> _Information shown_:

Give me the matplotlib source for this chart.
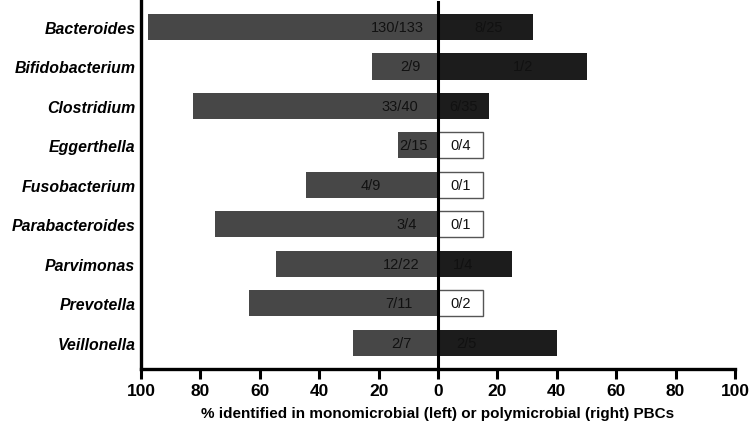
import matplotlib.pyplot as plt
import numpy as np

# genera, top to bottom
genera = ['Bacteroides', 'Bifidobacterium', 'Clostridium', 'Eggerthella', 'Fusobacterium',
          'Parabacteroides', 'Parvimonas', 'Prevotella', 'Veillonella']

# % identified in monomicrobial PBCs (left side)
mono_pct = [97.7, 22.2, 82.5, 13.3, 44.4, 75.0, 54.5, 63.6, 28.6]
mono_lbl = ['130/133', '2/9', '33/40', '2/15', '4/9', '3/4', '12/22', '7/11', '2/7']

# % identified in polymicrobial PBCs (right side)
poly_pct = [32.0, 50.0, 17.1, 0, 0, 0, 25.0, 0, 40.0]
poly_lbl = ['8/25', '1/2', '6/35', '0/4', '0/1', '0/1', '1/4', '0/2', '2/5']

# where the count labels sit (layout only)
mono_lbl_x = [-13.8, -9.4, -13.0, -8.4, -22.5, -10.7, -12.4, -13.0, -12.4]
poly_lbl_x = [17.0, 28.5, 8.7, 7.5, 7.5, 7.5, 8.4, 7.5, 9.7]

plt.rcParams['font.family'] = ['Liberation Sans', 'DejaVu Sans']

fig = plt.figure(figsize=(7.5, 4.27), dpi=100)
ax = fig.add_axes([0.188, 0.1335, 0.792, 0.862])

y = np.arange(len(genera))
h = 0.66

ax.barh(y, -np.array(mono_pct), height=h, color='#474747', zorder=2)
for i, v in enumerate(poly_pct):
    if v > 0:
        ax.barh(y[i], v, height=h, color='#1c1c1c', zorder=2)
    else:
        # empty box for zero counts
        ax.barh(y[i], 15, height=h, color='white', edgecolor='#555555', linewidth=1, zorder=2)

for i in range(len(genera)):
    ax.text(mono_lbl_x[i], y[i], mono_lbl[i], ha='center', va='center', fontsize=10.5, color='#111111', zorder=3)
    ax.text(poly_lbl_x[i], y[i], poly_lbl[i], ha='center', va='center', fontsize=10.5, color='#111111', zorder=3)

ax.axvline(0, color='black', linewidth=2.2, zorder=4)

ax.set_xlim(-100, 100)
ax.set_ylim(8.66, -0.66)
ax.set_xticks(np.arange(-100, 101, 20))
ax.set_xticklabels([str(abs(t)) for t in range(-100, 101, 20)], fontsize=12.5, fontweight='bold')
ax.set_yticks(y)
ax.set_yticklabels(genera, fontsize=11.4, fontweight='bold', fontstyle='italic')
ax.tick_params(axis='y', length=0, pad=4)
ax.tick_params(axis='x', length=7, width=2.2, pad=3)

ax.spines['top'].set_visible(False)
ax.spines['right'].set_visible(False)
ax.spines['left'].set_linewidth(2.4)
ax.spines['bottom'].set_linewidth(2.4)

ax.set_xlabel('% identified in monomicrobial (left) or polymicrobial (right) PBCs',
              fontsize=11, fontweight='bold', labelpad=6)

fig.savefig('out.png', dpi=100)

> _What is required_: Word for word, quote the full listing, omitting every picture.

> _Output for this exercise_:
Give me the matplotlib source for this chart.
import matplotlib.pyplot as plt
import numpy as np

# genera, top to bottom
genera = ['Bacteroides', 'Bifidobacterium', 'Clostridium', 'Eggerthella', 'Fusobacterium',
          'Parabacteroides', 'Parvimonas', 'Prevotella', 'Veillonella']

# % identified in monomicrobial PBCs (left side)
mono_pct = [97.7, 22.2, 82.5, 13.3, 44.4, 75.0, 54.5, 63.6, 28.6]
mono_lbl = ['130/133', '2/9', '33/40', '2/15', '4/9', '3/4', '12/22', '7/11', '2/7']

# % identified in polymicrobial PBCs (right side)
poly_pct = [32.0, 50.0, 17.1, 0, 0, 0, 25.0, 0, 40.0]
poly_lbl = ['8/25', '1/2', '6/35', '0/4', '0/1', '0/1', '1/4', '0/2', '2/5']

# where the count labels sit (layout only)
mono_lbl_x = [-13.8, -9.4, -13.0, -8.4, -22.5, -10.7, -12.4, -13.0, -12.4]
poly_lbl_x = [17.0, 28.5, 8.7, 7.5, 7.5, 7.5, 8.4, 7.5, 9.7]

plt.rcParams['font.family'] = ['Liberation Sans', 'DejaVu Sans']

fig = plt.figure(figsize=(7.5, 4.27), dpi=100)
ax = fig.add_axes([0.188, 0.1335, 0.792, 0.862])

y = np.arange(len(genera))
h = 0.66

ax.barh(y, -np.array(mono_pct), height=h, color='#474747', zorder=2)
for i, v in enumerate(poly_pct):
    if v > 0:
        ax.barh(y[i], v, height=h, color='#1c1c1c', zorder=2)
    else:
        # empty box for zero counts
        ax.barh(y[i], 15, height=h, color='white', edgecolor='#555555', linewidth=1, zorder=2)

for i in range(len(genera)):
    ax.text(mono_lbl_x[i], y[i], mono_lbl[i], ha='center', va='center', fontsize=10.5, color='#111111', zorder=3)
    ax.text(poly_lbl_x[i], y[i], poly_lbl[i], ha='center', va='center', fontsize=10.5, color='#111111', zorder=3)

ax.axvline(0, color='black', linewidth=2.2, zorder=4)

ax.set_xlim(-100, 100)
ax.set_ylim(8.66, -0.66)
ax.set_xticks(np.arange(-100, 101, 20))
ax.set_xticklabels([str(abs(t)) for t in range(-100, 101, 20)], fontsize=12.5, fontweight='bold')
ax.set_yticks(y)
ax.set_yticklabels(genera, fontsize=11.4, fontweight='bold', fontstyle='italic')
ax.tick_params(axis='y', length=0, pad=4)
ax.tick_params(axis='x', length=7, width=2.2, pad=3)

ax.spines['top'].set_visible(False)
ax.spines['right'].set_visible(False)
ax.spines['left'].set_linewidth(2.4)
ax.spines['bottom'].set_linewidth(2.4)

ax.set_xlabel('% identified in monomicrobial (left) or polymicrobial (right) PBCs',
              fontsize=11, fontweight='bold', labelpad=6)

fig.savefig('out.png', dpi=100)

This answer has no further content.